Items from a data source:
>> begin
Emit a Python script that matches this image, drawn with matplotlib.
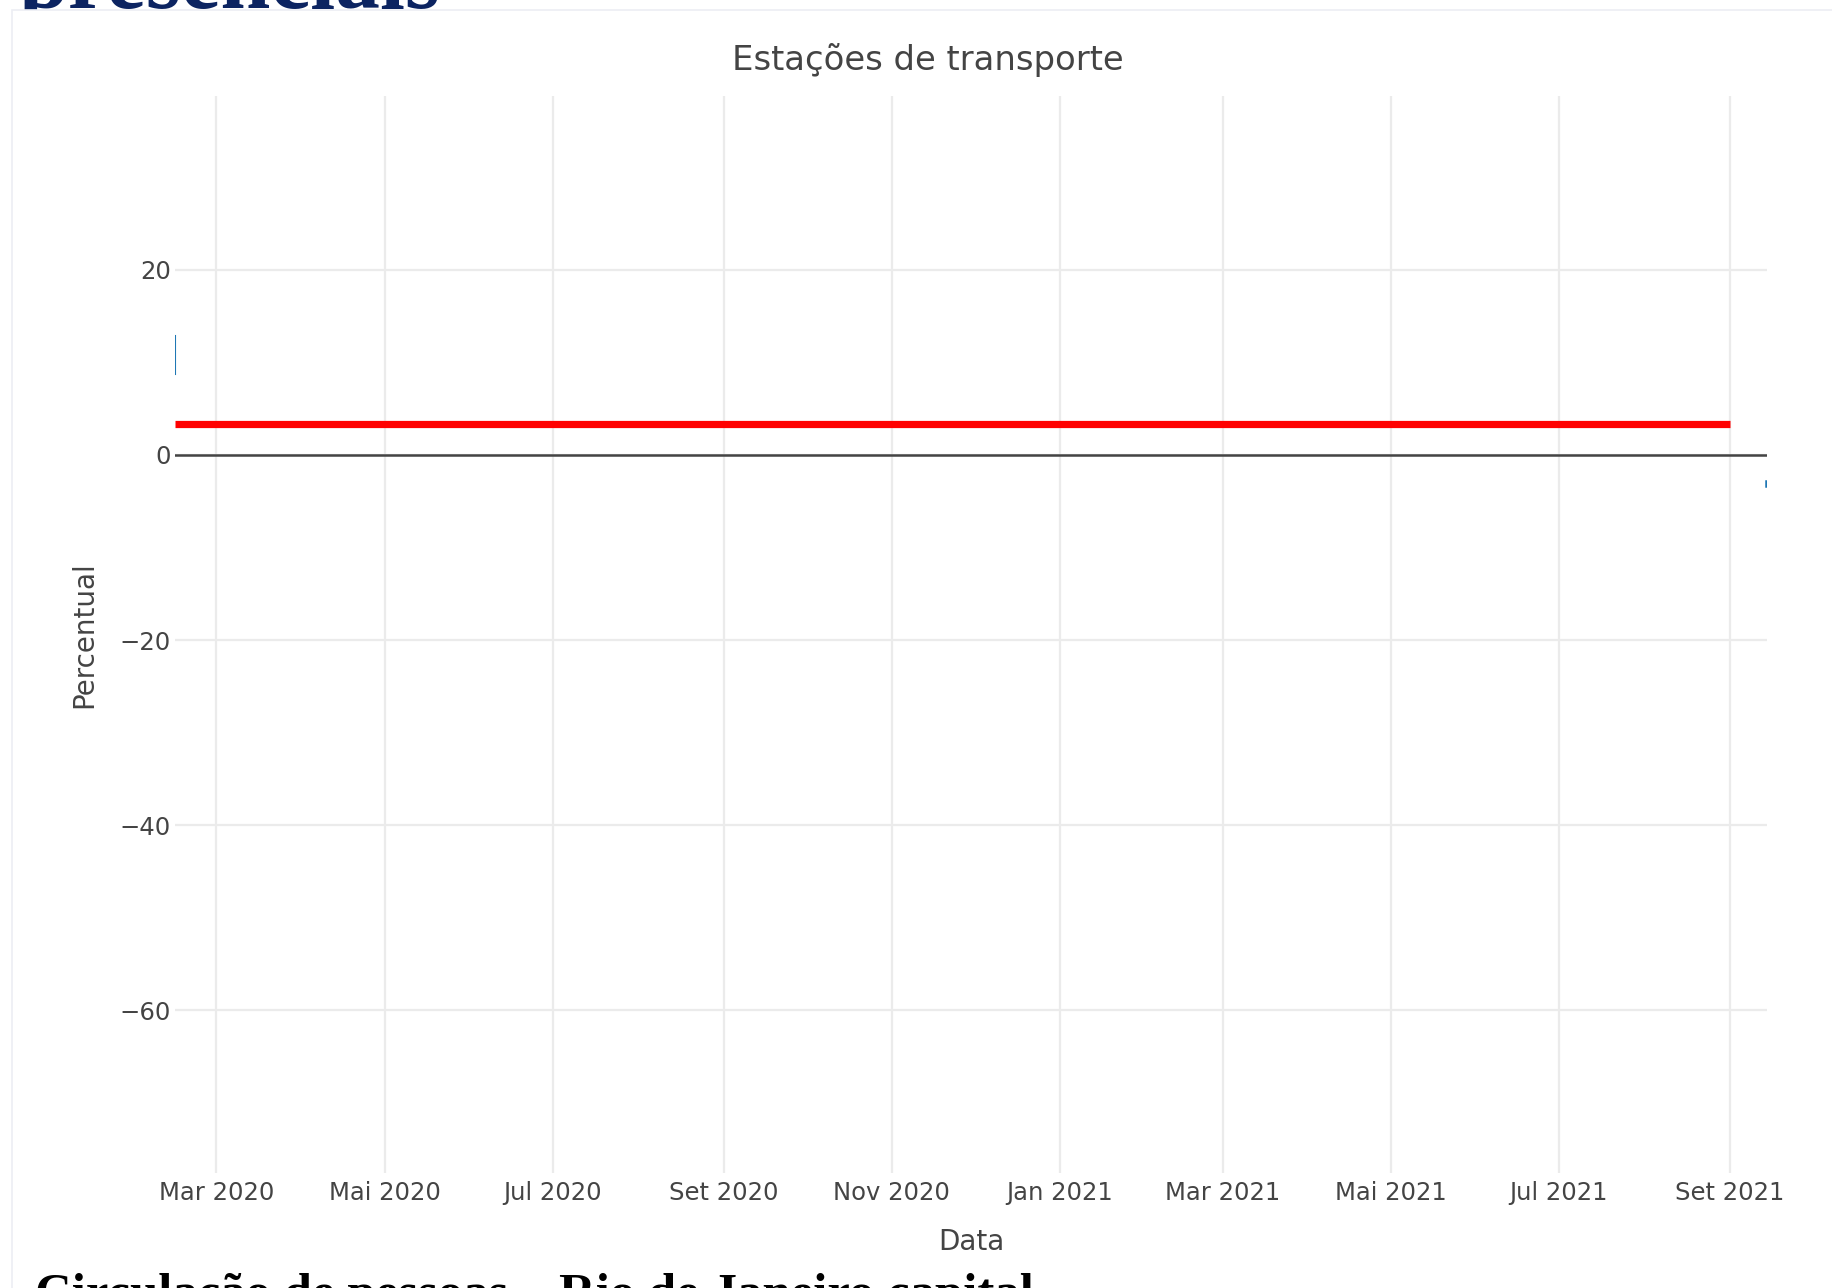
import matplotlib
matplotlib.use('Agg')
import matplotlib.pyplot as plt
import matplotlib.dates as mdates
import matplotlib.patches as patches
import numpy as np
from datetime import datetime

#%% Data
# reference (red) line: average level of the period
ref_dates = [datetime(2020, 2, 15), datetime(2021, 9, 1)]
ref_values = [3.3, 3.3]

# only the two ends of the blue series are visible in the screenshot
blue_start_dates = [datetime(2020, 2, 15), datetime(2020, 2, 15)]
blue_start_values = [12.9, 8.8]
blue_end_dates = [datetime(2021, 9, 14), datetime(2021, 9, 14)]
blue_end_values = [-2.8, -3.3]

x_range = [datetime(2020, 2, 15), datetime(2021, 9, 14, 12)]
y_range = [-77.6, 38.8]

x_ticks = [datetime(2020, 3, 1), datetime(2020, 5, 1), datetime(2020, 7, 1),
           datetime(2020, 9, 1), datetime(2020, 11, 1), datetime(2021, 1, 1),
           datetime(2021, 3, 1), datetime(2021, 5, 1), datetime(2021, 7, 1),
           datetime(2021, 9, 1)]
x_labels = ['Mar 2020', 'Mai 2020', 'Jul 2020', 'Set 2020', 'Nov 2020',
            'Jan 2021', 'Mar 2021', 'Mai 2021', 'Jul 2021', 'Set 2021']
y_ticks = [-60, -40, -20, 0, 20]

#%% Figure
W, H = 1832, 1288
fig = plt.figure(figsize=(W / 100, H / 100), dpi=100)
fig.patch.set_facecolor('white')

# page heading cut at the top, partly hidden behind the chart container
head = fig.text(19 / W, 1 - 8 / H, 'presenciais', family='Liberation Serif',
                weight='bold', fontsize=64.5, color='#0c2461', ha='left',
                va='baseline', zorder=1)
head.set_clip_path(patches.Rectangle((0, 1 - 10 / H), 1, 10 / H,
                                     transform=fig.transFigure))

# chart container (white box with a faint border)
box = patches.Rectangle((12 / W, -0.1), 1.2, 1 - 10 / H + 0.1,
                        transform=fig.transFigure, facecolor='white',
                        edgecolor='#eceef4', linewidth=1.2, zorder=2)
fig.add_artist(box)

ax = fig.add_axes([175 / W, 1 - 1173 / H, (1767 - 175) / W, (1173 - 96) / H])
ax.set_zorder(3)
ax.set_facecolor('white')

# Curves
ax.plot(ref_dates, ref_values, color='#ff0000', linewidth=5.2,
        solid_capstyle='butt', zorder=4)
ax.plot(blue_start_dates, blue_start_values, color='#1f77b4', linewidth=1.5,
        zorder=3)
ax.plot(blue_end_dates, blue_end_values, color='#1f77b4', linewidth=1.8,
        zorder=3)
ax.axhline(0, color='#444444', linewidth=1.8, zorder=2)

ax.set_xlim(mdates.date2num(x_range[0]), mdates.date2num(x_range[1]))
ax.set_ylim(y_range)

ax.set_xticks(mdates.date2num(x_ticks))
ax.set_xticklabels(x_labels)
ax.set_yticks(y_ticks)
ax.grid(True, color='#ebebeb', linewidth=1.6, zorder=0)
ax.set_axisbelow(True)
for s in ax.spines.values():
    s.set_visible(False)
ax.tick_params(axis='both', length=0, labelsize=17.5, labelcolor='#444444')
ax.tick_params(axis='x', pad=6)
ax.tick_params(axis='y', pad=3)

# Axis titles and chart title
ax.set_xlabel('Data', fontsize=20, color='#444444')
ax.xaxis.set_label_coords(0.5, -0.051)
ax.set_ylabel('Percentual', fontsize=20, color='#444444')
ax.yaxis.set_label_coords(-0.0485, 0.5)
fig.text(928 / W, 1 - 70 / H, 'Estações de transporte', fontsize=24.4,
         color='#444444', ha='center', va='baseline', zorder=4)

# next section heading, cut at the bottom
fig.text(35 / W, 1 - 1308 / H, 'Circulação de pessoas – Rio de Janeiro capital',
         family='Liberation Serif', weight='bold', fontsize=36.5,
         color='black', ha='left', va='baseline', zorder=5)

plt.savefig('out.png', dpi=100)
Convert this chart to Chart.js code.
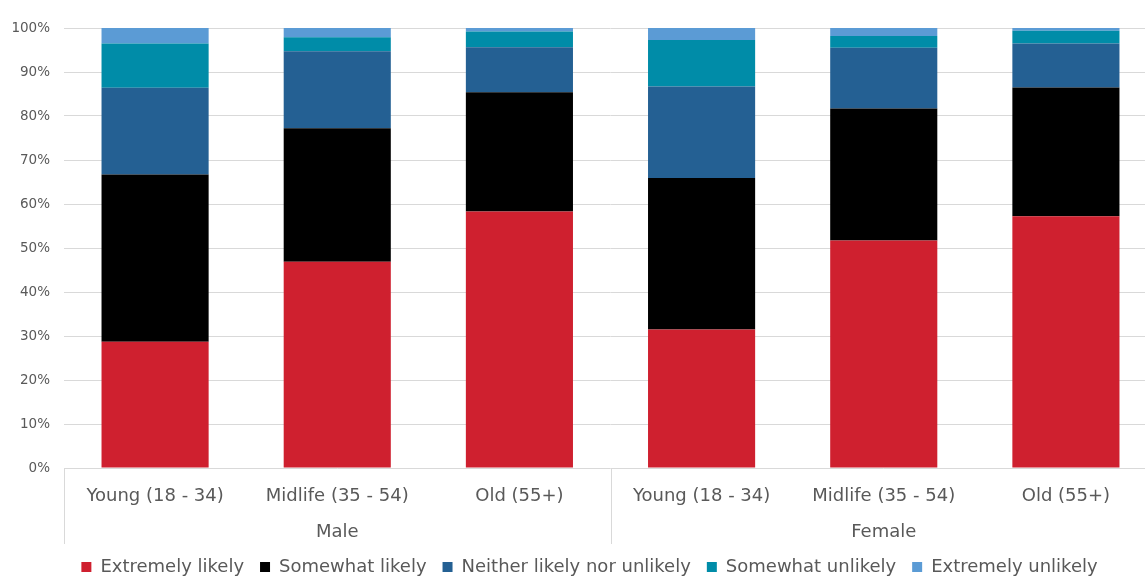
>> end
> _Exercise brief_:
Go through the listing above and quote it exactly, apart from its images.

> _Full answer_:
Emit a Python script that matches this image, drawn with matplotlib.
import matplotlib
matplotlib.use('Agg')
import matplotlib.pyplot as plt
import matplotlib.dates as mdates
import matplotlib.patches as patches
import numpy as np
from datetime import datetime

#%% Data
# reference (red) line: average level of the period
ref_dates = [datetime(2020, 2, 15), datetime(2021, 9, 1)]
ref_values = [3.3, 3.3]

# only the two ends of the blue series are visible in the screenshot
blue_start_dates = [datetime(2020, 2, 15), datetime(2020, 2, 15)]
blue_start_values = [12.9, 8.8]
blue_end_dates = [datetime(2021, 9, 14), datetime(2021, 9, 14)]
blue_end_values = [-2.8, -3.3]

x_range = [datetime(2020, 2, 15), datetime(2021, 9, 14, 12)]
y_range = [-77.6, 38.8]

x_ticks = [datetime(2020, 3, 1), datetime(2020, 5, 1), datetime(2020, 7, 1),
           datetime(2020, 9, 1), datetime(2020, 11, 1), datetime(2021, 1, 1),
           datetime(2021, 3, 1), datetime(2021, 5, 1), datetime(2021, 7, 1),
           datetime(2021, 9, 1)]
x_labels = ['Mar 2020', 'Mai 2020', 'Jul 2020', 'Set 2020', 'Nov 2020',
            'Jan 2021', 'Mar 2021', 'Mai 2021', 'Jul 2021', 'Set 2021']
y_ticks = [-60, -40, -20, 0, 20]

#%% Figure
W, H = 1832, 1288
fig = plt.figure(figsize=(W / 100, H / 100), dpi=100)
fig.patch.set_facecolor('white')

# page heading cut at the top, partly hidden behind the chart container
head = fig.text(19 / W, 1 - 8 / H, 'presenciais', family='Liberation Serif',
                weight='bold', fontsize=64.5, color='#0c2461', ha='left',
                va='baseline', zorder=1)
head.set_clip_path(patches.Rectangle((0, 1 - 10 / H), 1, 10 / H,
                                     transform=fig.transFigure))

# chart container (white box with a faint border)
box = patches.Rectangle((12 / W, -0.1), 1.2, 1 - 10 / H + 0.1,
                        transform=fig.transFigure, facecolor='white',
                        edgecolor='#eceef4', linewidth=1.2, zorder=2)
fig.add_artist(box)

ax = fig.add_axes([175 / W, 1 - 1173 / H, (1767 - 175) / W, (1173 - 96) / H])
ax.set_zorder(3)
ax.set_facecolor('white')

# Curves
ax.plot(ref_dates, ref_values, color='#ff0000', linewidth=5.2,
        solid_capstyle='butt', zorder=4)
ax.plot(blue_start_dates, blue_start_values, color='#1f77b4', linewidth=1.5,
        zorder=3)
ax.plot(blue_end_dates, blue_end_values, color='#1f77b4', linewidth=1.8,
        zorder=3)
ax.axhline(0, color='#444444', linewidth=1.8, zorder=2)

ax.set_xlim(mdates.date2num(x_range[0]), mdates.date2num(x_range[1]))
ax.set_ylim(y_range)

ax.set_xticks(mdates.date2num(x_ticks))
ax.set_xticklabels(x_labels)
ax.set_yticks(y_ticks)
ax.grid(True, color='#ebebeb', linewidth=1.6, zorder=0)
ax.set_axisbelow(True)
for s in ax.spines.values():
    s.set_visible(False)
ax.tick_params(axis='both', length=0, labelsize=17.5, labelcolor='#444444')
ax.tick_params(axis='x', pad=6)
ax.tick_params(axis='y', pad=3)

# Axis titles and chart title
ax.set_xlabel('Data', fontsize=20, color='#444444')
ax.xaxis.set_label_coords(0.5, -0.051)
ax.set_ylabel('Percentual', fontsize=20, color='#444444')
ax.yaxis.set_label_coords(-0.0485, 0.5)
fig.text(928 / W, 1 - 70 / H, 'Estações de transporte', fontsize=24.4,
         color='#444444', ha='center', va='baseline', zorder=4)

# next section heading, cut at the bottom
fig.text(35 / W, 1 - 1308 / H, 'Circulação de pessoas – Rio de Janeiro capital',
         family='Liberation Serif', weight='bold', fontsize=36.5,
         color='black', ha='left', va='baseline', zorder=5)

plt.savefig('out.png', dpi=100)
Convert this chart to Chart.js code.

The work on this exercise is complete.